Famous UK brands like stilton, cheddar and wensleydale are famed for going as great with costly wines as the do with a simple cheese on toast supper. But are our cheeses really enough to satisfy our Royal Family’s expensive tastes?
Phoebe Weller from cheese specialists Roving Fromagiere picked out some special Royal themed cheeses which she thinks the Windsor’s might have on their cheese-board.
First up are the milky tastes of Anstar Cheese from the St Andrews Cheese Company. Our new Royal couple – Kate & Wills - famously met at St Andrews University, but Phoebe was unable to confirm if it was one of their favourites.
She said: “This is an exciting cheese made just down the road from St Andrews. Made by James Stewer of the St Andrews Cheese company it’s based on a Cheshire but made with Scottish Cow’s milk.
“You can taste that Cheshire right through it. It’s got a sharpness and it’s quite nutty.”
Staying on the Kate & Wills theme, English cheese Katherine – the new princesses full name – is a rich blend of nutty tones and sweetness and certainly would look out of place on the menu at Buckingham Palace.

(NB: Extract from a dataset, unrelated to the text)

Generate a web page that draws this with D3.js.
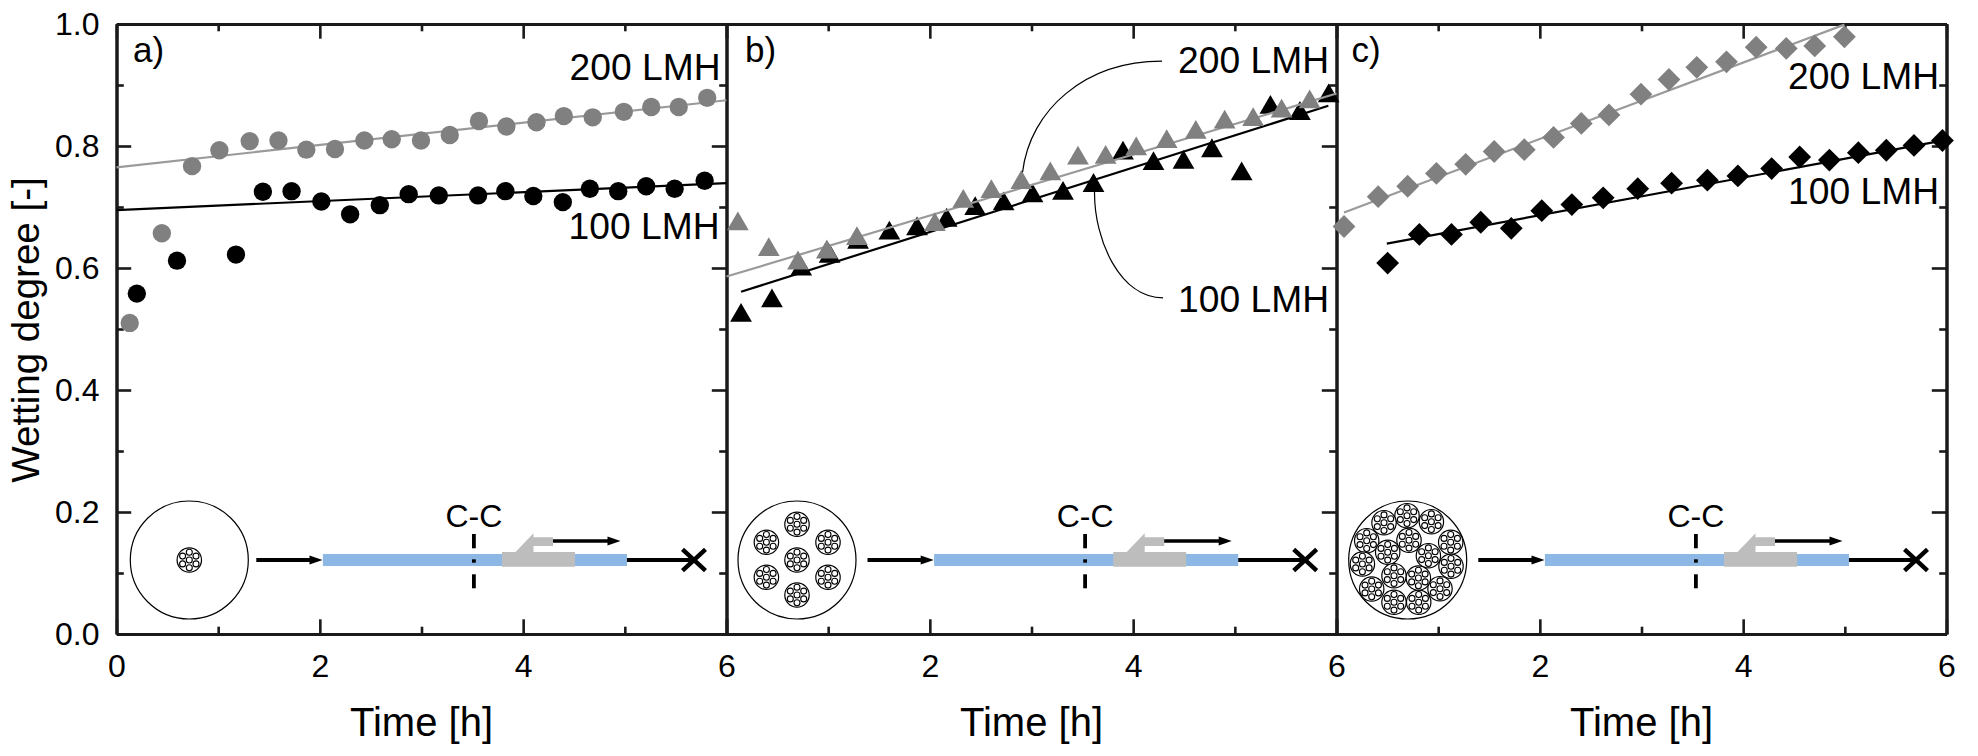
<!DOCTYPE html>
<html>
<head>
<meta charset="utf-8">
<script src="https://cdn.jsdelivr.net/npm/d3@7"></script>
<style>
    html, body { margin: 0; padding: 0; background: #fff; }
    svg { display: block; }
    text { font-family: "Liberation Sans", Arial, sans-serif; fill: #000; }
</style>
</head>
<body>
<script>
"use strict";

// [time (h), wetting degree]
const a200 = [[0.13, 0.510], [0.446, 0.657], [0.743, 0.767], [1.012, 0.793], [1.31, 0.808],
    [1.593, 0.809], [1.867, 0.794], [2.149, 0.795], [2.438, 0.809], [2.707, 0.811],
    [2.995, 0.809], [3.278, 0.818], [3.565, 0.841], [3.835, 0.832], [4.131, 0.839],
    [4.40, 0.849], [4.684, 0.847], [4.99, 0.856], [5.26, 0.864], [5.53, 0.864], [5.81, 0.879]];
const a100 = [[0.20, 0.558], [0.595, 0.612], [1.175, 0.622], [1.44, 0.725], [1.722, 0.726],
    [2.015, 0.709], [2.298, 0.688], [2.59, 0.703], [2.874, 0.721], [3.17, 0.719],
    [3.556, 0.719], [3.825, 0.726], [4.10, 0.718], [4.39, 0.708], [4.656, 0.730],
    [4.935, 0.726], [5.21, 0.734], [5.49, 0.730], [5.785, 0.743]];
const b200 = [[0.112, 0.672], [0.416, 0.630], [0.703, 0.608], [0.987, 0.626], [1.283, 0.648],
    [2.049, 0.671], [2.329, 0.709], [2.605, 0.725], [2.90, 0.740], [3.185, 0.754],
    [3.457, 0.780], [3.729, 0.781], [4.03, 0.795], [4.33, 0.807], [4.616, 0.822],
    [4.90, 0.839], [5.18, 0.843], [5.46, 0.857], [5.736, 0.872]];
const b100 = [[0.143, 0.522], [0.447, 0.546], [0.735, 0.598], [1.014, 0.619], [1.294, 0.642],
    [1.602, 0.657], [1.874, 0.664], [2.166, 0.678], [2.446, 0.697], [2.726, 0.705],
    [3.01, 0.718], [3.31, 0.722], [3.61, 0.735], [3.90, 0.788], [4.20, 0.771],
    [4.495, 0.773], [4.775, 0.792], [5.067, 0.754], [5.35, 0.863], [5.64, 0.853], [5.923, 0.882]];
const c200 = [[0.074, 0.668], [0.41, 0.717], [0.70, 0.734], [0.983, 0.755], [1.271, 0.770],
    [1.551, 0.791], [1.847, 0.794], [2.135, 0.814], [2.408, 0.837], [2.68, 0.851],
    [2.995, 0.885], [3.27, 0.909], [3.544, 0.929], [3.836, 0.938], [4.128, 0.962],
    [4.424, 0.960], [4.704, 0.964], [4.996, 0.979]];
const c100 = [[0.503, 0.608], [0.815, 0.655], [1.131, 0.655], [1.419, 0.675], [1.719, 0.665],
    [2.019, 0.694], [2.315, 0.704], [2.623, 0.715], [2.963, 0.730], [3.296, 0.739],
    [3.648, 0.744], [3.948, 0.751], [4.28, 0.763], [4.556, 0.782], [4.848, 0.777],
    [5.133, 0.789], [5.408, 0.793], [5.68, 0.801], [5.96, 0.809]];

// Fit lines, end points only
const aFit200 = [[0, 0.765], [6, 0.875]];
const aFit100 = [[0, 0.695], [6, 0.739]];
const bFit200 = [[0, 0.586], [6, 0.886]];
const bFit100 = [[0.143, 0.561], [5.92, 0.866]];
const cFit200 = [[0.074, 0.691], [4.996, 0.999]];
const cFit100 = [[0.495, 0.640], [6, 0.810]];

// Leader curves of panel b: start, control, control, end
const bLeader200 = [[2.912, 0.757], [2.985, 0.859], [3.526, 0.939], [4.284, 0.939]];
const bLeader100 = [[3.62, 0.725], [3.615, 0.646], [3.87, 0.551], [4.294, 0.551]];

// Fibre bundles in the cross sections, offset from the section centre
const bundlesA = [[0, 0]];
const bundlesB = [[0, 0], [0, -35.7], [-30.6, -17.7], [31, -17.7], [-30.6, 17.3], [31, 17.3], [0, 35]];
const bundlesC = [[-0.7, -44.3], [-23.7, -37.3], [23.7, -38.3], [-41, -19.3], [43, -17.7],
    [-45.3, 4], [43.3, 6.3], [-36, 29], [32.3, 28.7], [-13.7, 42.3], [11, 42.3],
    [1.3, -19.7], [-20, -7.7], [20.7, -4.3], [-13.7, 15.7], [10.7, 18]];
// Fibres in one bundle
const fibres = [[0, 0], [0, -7.8], [6.7, -3.9], [6.7, 3.9], [0, 7.8], [-6.7, 3.9], [-6.7, -3.9]];

const xMajor = [0, 2, 4, 6];
const xMinor = [1, 3, 5];
const yMajor = [0, 0.2, 0.4, 0.6, 0.8, 1];
const yMinor = [0.1, 0.3, 0.5, 0.7, 0.9];

const GREY = '#808080';
const GREY_LINE = '#9a9a9a';
const AXIS_COLOR = '#1a1a1a';

const top_ = 24, bottom = 634, panelW = 610;

let svg = d3.select('body').append('svg')
    .attr('width', 1978)
    .attr('height', 756);

let y = d3.scaleLinear().domain([0, 1]).range([bottom, top_]);

function styleAxis(g) {
    g.selectAll('path.domain').attr('stroke', AXIS_COLOR).attr('stroke-width', 3);
    g.selectAll('line').attr('stroke', AXIS_COLOR).attr('stroke-width', 2.6);
    g.selectAll('text').style('font-size', '32px')
        .style('font-family', '"Liberation Sans", Arial, sans-serif').attr('fill', '#000');
}

function drawAxes(g, x, left, xLabels) {
    const noLabel = () => '';
    // Bottom, labels only where asked for
    g.append('g').attr('transform', 'translate(0,' + bottom + ')')
        .call(d3.axisBottom(x).tickValues(xMajor).tickSize(-14.7).tickSizeOuter(0).tickPadding(20)
            .tickFormat(d => xLabels.includes(d) ? d : ''))
        .call(styleAxis);
    g.append('g').attr('transform', 'translate(0,' + bottom + ')')
        .call(d3.axisBottom(x).tickValues(xMinor).tickSize(-7.3).tickSizeOuter(0).tickFormat(noLabel))
        .call(styleAxis);
    // Top
    g.append('g').attr('transform', 'translate(0,' + top_ + ')')
        .call(d3.axisTop(x).tickValues(xMajor).tickSize(-14.7).tickSizeOuter(0).tickFormat(noLabel))
        .call(styleAxis);
    g.append('g').attr('transform', 'translate(0,' + top_ + ')')
        .call(d3.axisTop(x).tickValues(xMinor).tickSize(-7.3).tickSizeOuter(0).tickFormat(noLabel))
        .call(styleAxis);
    // Right
    g.append('g').attr('transform', 'translate(' + panelW + ',0)')
        .call(d3.axisRight(y).tickValues(yMajor).tickSize(-14.7).tickSizeOuter(0).tickFormat(noLabel))
        .call(styleAxis);
    g.append('g').attr('transform', 'translate(' + panelW + ',0)')
        .call(d3.axisRight(y).tickValues(yMinor).tickSize(-7.3).tickSizeOuter(0).tickFormat(noLabel))
        .call(styleAxis);
    if (left) {  // Only the first panel has its own left axis
        g.append('g')
            .call(d3.axisLeft(y).tickValues(yMajor).tickSize(-14.7).tickSizeOuter(0).tickPadding(17)
                .tickFormat(d3.format('.1f')))
            .call(styleAxis);
        g.append('g')
            .call(d3.axisLeft(y).tickValues(yMinor).tickSize(-7.3).tickSizeOuter(0).tickFormat(noLabel))
            .call(styleAxis);
    }
}

function drawFit(g, x, pts, color) {
    let line = d3.line().x(d => x(d[0])).y(d => y(d[1]));
    g.append('path').datum(pts)
        .attr('d', line)
        .attr('fill', 'none')
        .attr('stroke', color)
        .attr('stroke-width', 2.2);
}

function drawMarkers(g, x, pts, symbol, size, rotate, color) {
    let path = d3.symbol().type(symbol).size(size);
    g.selectAll(null).data(pts).enter().append('path')
        .attr('d', path)
        .attr('fill', color)
        .attr('transform', d => 'translate(' + x(d[0]) + ',' + y(d[1]) + ') rotate(' + rotate + ')');
}

function drawLabel(g, txt, x, yPos, anchor, size) {
    g.append('text').text(txt)
        .attr('x', x).attr('y', yPos)
        .attr('text-anchor', anchor)
        .style('font-size', size + 'px');
}

function drawSection(g, cx, bundles) {
    const cy = 560;
    g.append('circle')
        .attr('cx', cx).attr('cy', cy).attr('r', 59)
        .attr('fill', '#fff').attr('stroke', '#000').attr('stroke-width', 1.2);
    bundles.forEach(function (b) {
        let bundle = g.append('g')
            .attr('transform', 'translate(' + (cx + b[0]) + ',' + (cy + b[1]) + ')');
        bundle.append('circle').attr('r', 12.2)
            .attr('fill', '#fff').attr('stroke', '#000').attr('stroke-width', 1.2);
        bundle.selectAll(null).data(fibres).enter().append('circle')
            .attr('cx', d => d[0]).attr('cy', d => d[1]).attr('r', 3)
            .attr('fill', '#fff').attr('stroke', '#000').attr('stroke-width', 1.1);
    });
}

// Module sketch: feed arrow, blue module, grey outlet, closed end
function drawModule(g) {
    const cy = 560;
    g.append('line').attr('x1', 139.8).attr('x2', 196).attr('y1', cy).attr('y2', cy)
        .attr('stroke', '#000').attr('stroke-width', 4);
    g.append('path').attr('d', 'M193,' + (cy - 4.5) + 'L206,' + cy + 'L193,' + (cy + 4.5) + 'Z').attr('fill', '#000');
    g.append('rect').attr('x', 206.4).attr('y', 554).attr('width', 304.1).attr('height', 12)
        .attr('fill', '#8db8e5');
    g.append('path')
        .attr('d', 'M385.5,552 V566.7 H458.5 V552 H417 V546 H436.5 V537.3 H417 V533.3 L399,552 Z')
        .attr('fill', '#bdbdbd');
    g.append('line').attr('x1', 436.5).attr('x2', 494).attr('y1', 541).attr('y2', 541)
        .attr('stroke', '#000').attr('stroke-width', 3.6);
    g.append('path').attr('d', 'M491,536.5 L504,541 L491,545.5 Z').attr('fill', '#000');
    g.append('line').attr('x1', 510.5).attr('x2', 575).attr('y1', cy).attr('y2', cy)
        .attr('stroke', '#000').attr('stroke-width', 4);
    g.append('path').attr('d', 'M566,549.3 L589,570.7 M589,549.3 L566,570.7')
        .attr('fill', 'none').attr('stroke', '#000').attr('stroke-width', 4.4);
    [[534, 548.3], [559.3, 562.7], [574.3, 588.3]].forEach(function (s) {
        g.append('line').attr('x1', 357.4).attr('x2', 357.4).attr('y1', s[0]).attr('y2', s[1])
            .attr('stroke', '#000').attr('stroke-width', 3.8);
    });
    drawLabel(g, 'C-C', 357.4, 527, 'middle', 32);
}

const panels = [
    {left: 116.5, sketch: 0, sectionX: 72.8, bundles: bundlesA, tag: 'a)', labelX: 16.5, left_axis: true,
        xLabels: [0, 2, 4, 6], s200: a200, s100: a100, f200: aFit200, f100: aFit100,
        symbol: d3.symbolCircle, size: 265, rotate: 0,
        l200: [604, 80], l100: [603, 238.7]},
    {left: 726.5, sketch: 1.2, sectionX: 69.3, bundles: bundlesB, tag: 'b)', labelX: 18.5, left_axis: false,
        xLabels: [2, 4, 6], s200: b200, s100: b100, f200: bFit200, f100: bFit100,
        symbol: d3.symbolTriangle, size: 205, rotate: 0,
        l200: [602.5, 72.7], l100: [602.5, 311.7]},
    {left: 1336.5, sketch: 2, sectionX: 69.2, bundles: bundlesC, tag: 'c)', labelX: 15, left_axis: false,
        xLabels: [2, 4, 6], s200: c200, s100: c100, f200: cFit200, f100: cFit100,
        symbol: d3.symbolSquare, size: 260, rotate: 45,
        l200: [602.5, 89.3], l100: [602.5, 204.3]}
];

panels.forEach(function (p) {
    let x = d3.scaleLinear().domain([0, 6]).range([0, panelW]);
    let g = svg.append('g').attr('transform', 'translate(' + p.left + ',0)');

    drawAxes(g, x, p.left_axis, p.xLabels);

    let sketch = g.append('g').attr('transform', 'translate(' + p.sketch + ',0)');
    drawSection(sketch, p.sectionX, p.bundles);
    drawModule(sketch);

    drawFit(g, x, p.f100, '#000');
    drawMarkers(g, x, p.s100, p.symbol, p.size, p.rotate, '#000');
    drawFit(g, x, p.f200, GREY_LINE);
    drawMarkers(g, x, p.s200, p.symbol, p.size, p.rotate, GREY);

    drawLabel(g, p.tag, p.labelX, 61.7, 'start', 35);
    drawLabel(g, '200 LMH', p.l200[0], p.l200[1], 'end', 37.2);
    drawLabel(g, '100 LMH', p.l100[0], p.l100[1], 'end', 37.2);
    drawLabel(g, 'Time [h]', panelW / 2, 736, 'middle', 40);

    if (p.tag === 'b)') {
        [bLeader200, bLeader100].forEach(function (c) {
            g.append('path')
                .attr('d', 'M' + x(c[0][0]) + ',' + y(c[0][1]) +
                    'C' + c.slice(1).map(d => x(d[0]) + ',' + y(d[1])).join(' '))
                .attr('fill', 'none').attr('stroke', '#000').attr('stroke-width', 1.2);
        });
    }
});

svg.append('text').text('Wetting degree [-]')
    .attr('transform', 'translate(39,330) rotate(-90)')
    .attr('text-anchor', 'middle')
    .style('font-size', '38.5px');
</script>
</body>
</html>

“This is made with Somerset cheese. The guy who makes it, Peter Humphrey, had an old girlfriend called Catherine who he described as sweet, nutty and round, just like his cheese!”
From further north comes the Richard III wensleydale cheese, so-called because the former King spent some time in the famous cheese making town when he was younger.
“All wensleydale comes from North Yorkshire, real Wallace & Gromit country. It’s a very different recipe as it’s all regional milk. Great for cheese on toast.”
Scottish cheese has also endure a Renaissance in recent years and several types – including Old Lochnager – have become a regular sight in specialist food shops. Lochnagar is made under the Royal Deeside logo, the Scottish estate under ownership of the Royal Family.
“Named after the Lochnagar because it is smooth in texture but in terms of taste it has a sharpness about it. The contrast is said to reflect the two opposite sides of the loch’s mountain.”